Blogger Calls for Murder of Mitt Romney, Arrested

Posted October 2, 2012 in Criminal Law by


A Philadelphia-area blogger has been arrested after he created Facebook pages calling for the murder of two city officials.

Joshua Scott Albert, 26, who intermittently ran a popular and abrasive restaurant gossip blog, surrendered to police last month after he made pages on Facebook in favor of the deaths of the city’s district attorney and head of police union. He was charged with criminal solicitation to commit murder, terroristic threats and harassment.

The blogger also created a similar page calling for the murder of Mitt Romney.

The dispute started after the murder of off-duty Philadelphia police officer Moses Walker Jr. in August. Two men were arrested for the crime, and Albert, who has a history of antagonizing locals, promptly created a “I Support Chancier McFarland & Rafael Jones” Facebook page celebrating the alleged cop-killers with images and jokes of dead police officers.

When officials spoke out against the page and indicated that Albert could face charges, he did not back down. Instead, he put up pages titled “Kill John McNesby,” described as “calling for the murder of Philadelphia Police Union President John McNesby,” and “Kill Seth Williams,” described as “calling for the murder of Philadelphia District Attorney.”

A threat too far? The DA put out a warrant for Albert’s arrest, and the blogger, who had been in hiding in New England, turned himself in Sept. 20 to face charges for all three pages. He hasn’t been charged for the Mitt Romney page, although the Secret Service has indicated that it is aware of the incident.


Death Threats as Protected Speech?

Jeffrey P. Hermes

Albert defended his caustic brand of disestablishmentarianism as an exercise in freedom of speech. “I intend to to fight these ‘alleged’ charges and stand up for the 1st amendment [sic],” he wrote on his blog before apologizing to the slain officer’s family.

“The charges, in my opinion, violate the First Amendment,” said his attorney, Lloyd Long III, to a local paper. “This is free speech. It is parody and satire, all of which is protected under the First Amendment, which also protects offensive speech and vulgar speech. There were no serious threats that were ever communicated, no serious requests for any harm.”

But is calling for the death of public officials, in so many words, really considered protected speech? It depends, says Jeffrey P. Hermes, director of the Digital Media Law Project at Harvard University.

“The interesting question here has to do with intent,” Hermes says. “The standard for a true threat is it’s a statement that actually causes someone to fear the threat will be carried out, as opposed to a vague statement existing in a vacuum.”

So far, sounds good for Albert. It’s unlikely anyone used to his attention-seeking blog posts would believe he really intended to kill anyone. However, he’s not off the hook yet. “Statements merely intended as rhetorical hyperbole are supposed to be protected under the First Amendment,” explains the law professor. “However, statements which are intended to intimidate, even if the speaker or the writer doesn’t intend to carry out the threat, could be considered true threats not protected by the First Amendment.”
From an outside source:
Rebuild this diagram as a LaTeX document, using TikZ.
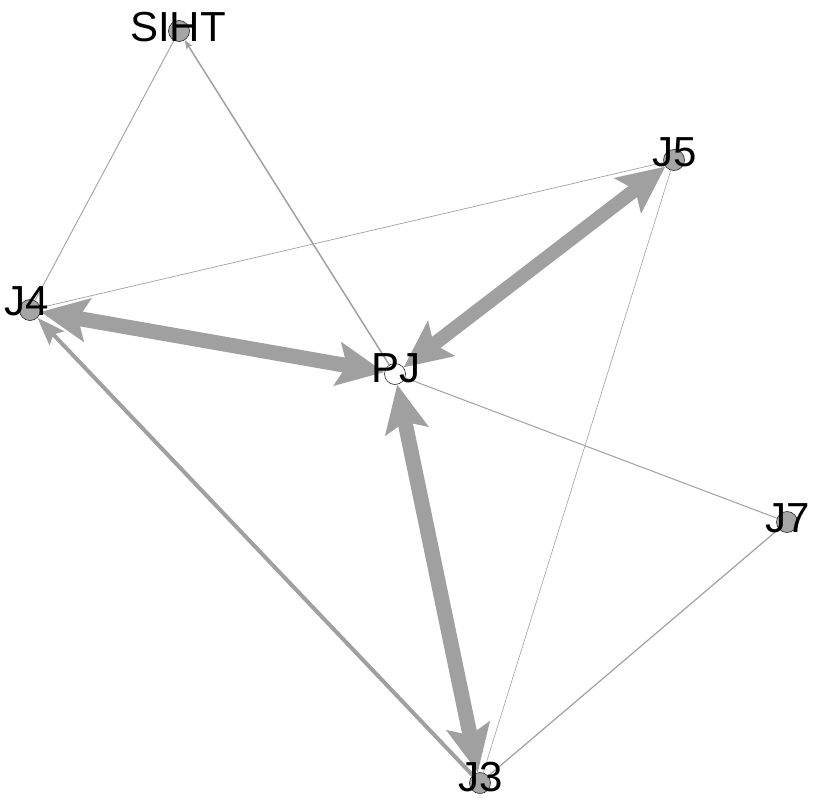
\documentclass[tikz,border=0pt]{standalone}
\usepackage{fontspec}
\setmainfont{Liberation Sans}
\usetikzlibrary{arrows.meta}
\definecolor{edgec}{RGB}{160,160,160}
\definecolor{vfill}{RGB}{165,165,165}
\tikzset{
  BigHead/.tip={Stealth[length=47pt,width=43pt,inset=9pt]},
  MidHead/.tip={Stealth[length=28pt,width=20pt,inset=5pt]},
  SmallHead/.tip={Stealth[length=9pt,width=7pt,inset=2pt]},
}
\begin{document}
\begin{tikzpicture}[x=1pt,y=-1pt,
  vert/.style={circle, draw=black!85, line width=0.6pt, fill=vfill, minimum size=21pt, inner sep=0pt},
  lab/.style={font=\fontsize{42}{48}\selectfont, inner sep=0pt, text=black},
  edge/.style={draw=edgec}]
\useasboundingbox (0,0) rectangle (814,800);
% vertices
\node[vert] (SIHT) at (179,31) {};
\node[vert] (J5) at (674,160) {};
\node[vert] (J4) at (30,310) {};
\node[vert, fill=white] (PJ) at (395,374) {};
\node[vert] (J7) at (787,522) {};
\node[vert] (J3) at (480,783) {};
% edges
\draw[edge, line width=0.9pt] (SIHT) -- (J4);
\draw[edge, line width=0.7pt] (J4) -- (J5);
\draw[edge, line width=0.6pt] (J5) -- (J3);
\draw[edge, line width=1pt] (PJ) -- (J7);
\draw[edge, line width=1.2pt] (J7) -- (J3);
\draw[edge, line width=1.5pt, -{SmallHead}] (PJ) -- (SIHT);
\draw[edge, line width=4pt, -{MidHead}] (J3) -- (J4);
\draw[edge, line width=15pt, {BigHead}-{BigHead}] (J4) -- (PJ);
\draw[edge, line width=14pt, {BigHead}-{BigHead}] (PJ) -- (J5);
\draw[edge, line width=15pt, {BigHead}-{BigHead}] (PJ) -- (J3);
% labels
\node[lab] (lSIHT) at (178,27) {SIHT};
\node[lab] (lJ5) at (675,152) {J5};
\node[lab] (lJ4) at (27,301) {J4};
\node[lab] (lPJ) at (396,368) {PJ};
\node[lab] (lJ7) at (788,518) {J7};
\node[lab] (lJ3) at (481,777) {J3};
\end{tikzpicture}
\end{document}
In the 2003 Supreme Court decision Virginia v. Black, the court ruled that cross burning could be a criminal offense if intended to intimidate or inspire fear of bodily harm. “The speaker doesn’t actually need to intend to carry out the threat,” Hermes says. “It can be merely whether the statement was intended to be intimidating, as opposed to merely being a crude blunt method of expressing dissatisfaction with a politician’s activity or positions.”

Albert’s fate is up to the court to decide. Bail is set at $300,000.